É difícil permanecer independente porque o ramo do cinema independente é muito difícil. Às vezes, você precisa aceitar empregos com salários mais altos para sobreviver, mas sempre há um custo. Tudo depende do tipo de pessoa e artista que você quer ser. O que você quer criar? Não existe caminho certo ou errado, apenas o que te faz sentir mais livre para fazer o que quiser.
Omelete: Você tem a trilogia Pusher em 4K no seu site, ByNWR, que também transmite filmes difíceis de encontrar, como a MUBI. Qual é a sua relação com formatos físicos e streaming, especialmente considerando que você coleciona música em CDs e vinil?
NWR: Para mim, o formato físico sempre será uma prioridade. Adoro o componente físico. Mas também sou realista. No fim das contas, o streaming consome tudo.
Tudo bem fazer seu filme para lançamento nos cinemas, mas ele também precisa funcionar em um iPhone, porque 99% das pessoas o assistirão em um iPhone, não importa o tamanho do seu filme. Esses três meses nos cinemas não mudam a realidade: ele será visto em dispositivos menores. Você precisa entender essa dualidade.
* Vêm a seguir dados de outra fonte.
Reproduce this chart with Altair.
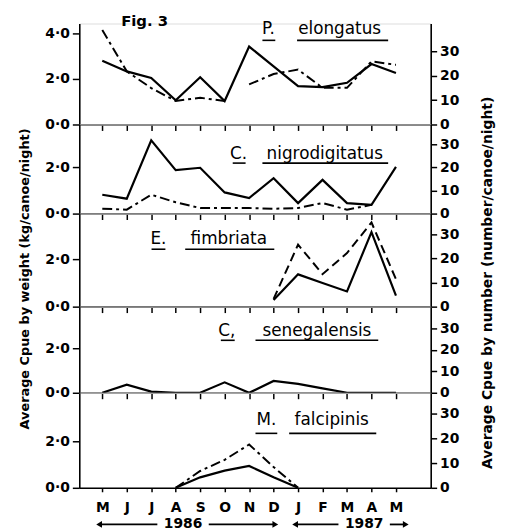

Ele precisa funcionar em todos os formatos, ou você estará arruinado.
Omelete: Que tipo de filmes você assistiu recentemente enquanto preparava seu novo projeto?
NWR: Assisto a tudo. Embora ultimamente não tanto: filhos, vida cotidiana, casamento ocupam muito tempo. Política, a situação mundial... para mim, fazer filmes é como pintar: você vai ao estúdio, pinta e depois volta para casa e assiste ao noticiário.
Omelete: E, por fim, você mencionou anteriormente que o fracasso de Fear X ajudou você a fazer a trilogia Pusher. Você acha que o fracasso nos ajuda mais como seres humanos do que o sucesso?
NWR: Com certeza. Aprendi tudo com o fracasso, e da maneira mais difícil. Fear X foi um fracasso total: financeiramente, criativamente, em todos os sentidos. E assumo total responsabilidade. Pelo menos posso dizer que foi por minha causa, e graças a isso, aprendi tudo o que precisava para não repetir o mesmo erro.
O fracasso me ensinou tudo. Você só aprende com o fracasso. É por isso que ele é essencial na vida criativa. Se você não conhece o fracasso, não tem ideia do que o sucesso realmente significa. É como o amor: se você nunca teve o coração partido, como sabe como é ser amado? Se você não luta, como sabe como é fazer as pazes?
Vivemos com a ideia de que tudo deve ser perfeito e tememos o fracasso. Não é agradável, mas é necessário. Só tente não deixar que isso aconteça com você mais de uma vez.